Young’s idea of perfection was never about technical flawlessness, and that’s what makes his praise of the track so compelling. It wasn’t polished in a commercial sense, but it captured a feeling that couldn’t be improved upon. In a career built on chasing the next idea, it’s rare to hear him settle on something as definitive. For a moment, at least, he found exactly what he was looking for and had no need to take it any further.

Speaking in the book Waging Heavy Peace, Young thought that Larson was half the reason why the song worked so well, saying, “The song ‘Comes a Time’ is one of my all-time favourite recordings because it just has a great feeling. The song and the performance are a total mesh. Nicolette’s singing is beautiful. I can see all the pictures. That is as close to a perfect recording as I ever have gotten”.

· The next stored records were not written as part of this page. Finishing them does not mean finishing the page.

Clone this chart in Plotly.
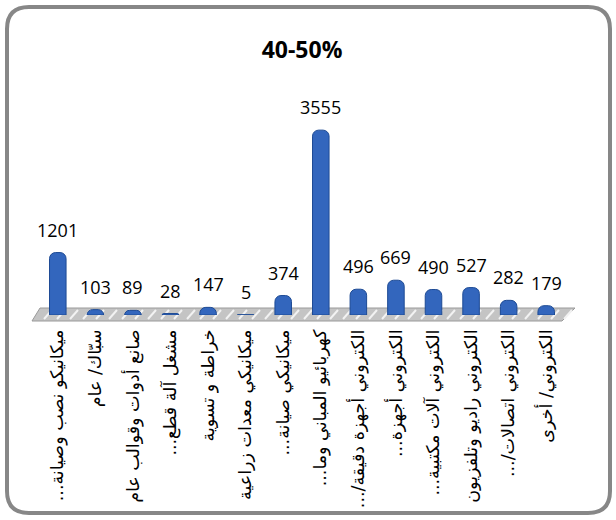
import plotly.graph_objects as go

categories = [
    "ميكانيكو نصب وصيانة...",
    "سبّاك/ عام",
    "صانع أدوات وقوالب عام",
    "مشغل آلة قطع...",
    "خراطة و تسوية",
    "ميكانيكي معدات زراعية",
    "ميكانيكي صيانة...",
    "كهربائيو المباني وما...",
    "الكتروني أجهزة دقيقة/...",
    "الكتروني أجهزة...",
    "الكتروني آلات مكتبية...",
    "الكتروني راديو وتلفزيون",
    "الكتروني اتصالات/...",
    "الكتروني/ أخرى",
]
values = [1201, 103, 89, 28, 147, 5, 374, 3555, 496, 669, 490, 527, 282, 179]
title_text = "40-50%"

W, H = 616, 520
L, R, T, B = 39, 51, 107, 205
PW, PH = W - L - R, H - T - B


def px(x):
    return (x - L) / PW


def py(y):
    return (H - B - y) / PH


# force right-to-left rendering of the tick labels
tick_text = ["\u202b" + c + "\u202c" for c in categories]
xs = list(range(len(categories)))

fig = go.Figure()
fig.add_trace(go.Bar(
    x=xs,
    y=values,
    cliponaxis=False,
    marker=dict(color="#3366bd", line=dict(color="#1d4a94", width=1), cornerradius=6),
    width=0.44,
))

annotations = [
    dict(x=x, y=v, xref="x", yref="y", text=str(v), showarrow=False,
         yanchor="middle", yshift=23,
         font=dict(family="Open Sans, Liberation Sans, sans-serif", size=18, color="#000"))
    for x, v in zip(xs, values)
]

shapes = []
# floor platform
floor = [(40, 308), (575, 308), (562, 321), (32, 321)]
path = "M " + " L ".join(f"{px(a)},{py(b)}" for a, b in floor) + " Z"
shapes.append(dict(type="path", xref="paper", yref="paper", path=path,
                   fillcolor="#c4c4c4", line=dict(color="#9a9a9a", width=1), layer="below"))
# diagonal stripes on floor
sx = 44
while sx < 566:
    shapes.append(dict(type="line", xref="paper", yref="paper",
                       x0=px(sx), y0=py(319), x1=px(sx + 8), y1=py(310),
                       line=dict(color="#f2f2f2", width=2), layer="below"))
    sx += 13
# rounded frame
x0, y0, x1, y1, r = 7, 7, 610, 513, 22
fp = (f"M {px(x0 + r)},{py(y0)} L {px(x1 - r)},{py(y0)} "
      f"Q {px(x1)},{py(y0)} {px(x1)},{py(y0 + r)} "
      f"L {px(x1)},{py(y1 - r)} Q {px(x1)},{py(y1)} {px(x1 - r)},{py(y1)} "
      f"L {px(x0 + r)},{py(y1)} Q {px(x0)},{py(y1)} {px(x0)},{py(y1 - r)} "
      f"L {px(x0)},{py(y0 + r)} Q {px(x0)},{py(y0)} {px(x0 + r)},{py(y0)} Z")
shapes.append(dict(type="path", xref="paper", yref="paper", path=fp,
                   line=dict(color="#878787", width=4), layer="above"))

fig.update_layout(
    width=W, height=H,
    margin=dict(l=L, r=R, t=T, b=B),
    paper_bgcolor="white", plot_bgcolor="rgba(0,0,0,0)",
    showlegend=False,
    title=dict(text="<b>" + title_text + "</b>", x=0.5, xref="paper", xanchor="center",
               y=1 - 50 / H, yanchor="middle",
               font=dict(family="Open Sans, Liberation Sans, sans-serif", size=23, color="#000")),
    xaxis=dict(tickmode="array", tickvals=xs, ticktext=tick_text,
               tickangle=-90, range=[-0.5, len(categories) - 0.5],
               showline=False, showgrid=False, zeroline=False, ticks="",
               ticklabelstandoff=10,
               tickfont=dict(family="DejaVu Sans, sans-serif", size=17.5, color="#000")),
    yaxis=dict(range=[0, 4000], visible=False),
    shapes=shapes,
    annotations=annotations,
)

fig.write_html("out.html", config={"displayModeBar": False},
               post_script="document.body.style.margin='0';")
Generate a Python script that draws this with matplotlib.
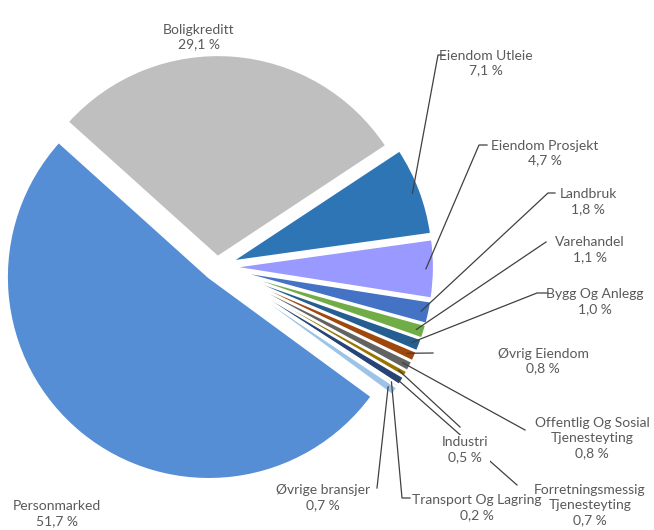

This is strange, considering this is coming from the same person who seemed to intentionally make things sound messed up. Prior to making Comes a Time, some of the other rootsy rock albums that Young made saw him occasionally work on tracks with people working outside their wheelhouse, including James Taylor playing the banjo for the first time.

That also might have to do with the people Young had on hand as well. Outside of Larson’s breathtaking voice, some of the biggest names on the record came from Nashville veterans like Ben Keith alongside Young’s steady members of Crazy Horse like Tim Drummond.

Like all great Neil Young albums, it was completely realized and one that he had no interest in repeating. After working on Rust Never Sleeps the next year, Young was about to usher in one of the most questionable string of albums throughout his career, like Trans and Reactor, each of which showed Young breaking out the vocoder for the first time. That was in the 1980s, and this song allowed Young’s 1970s prime to go out on a high note.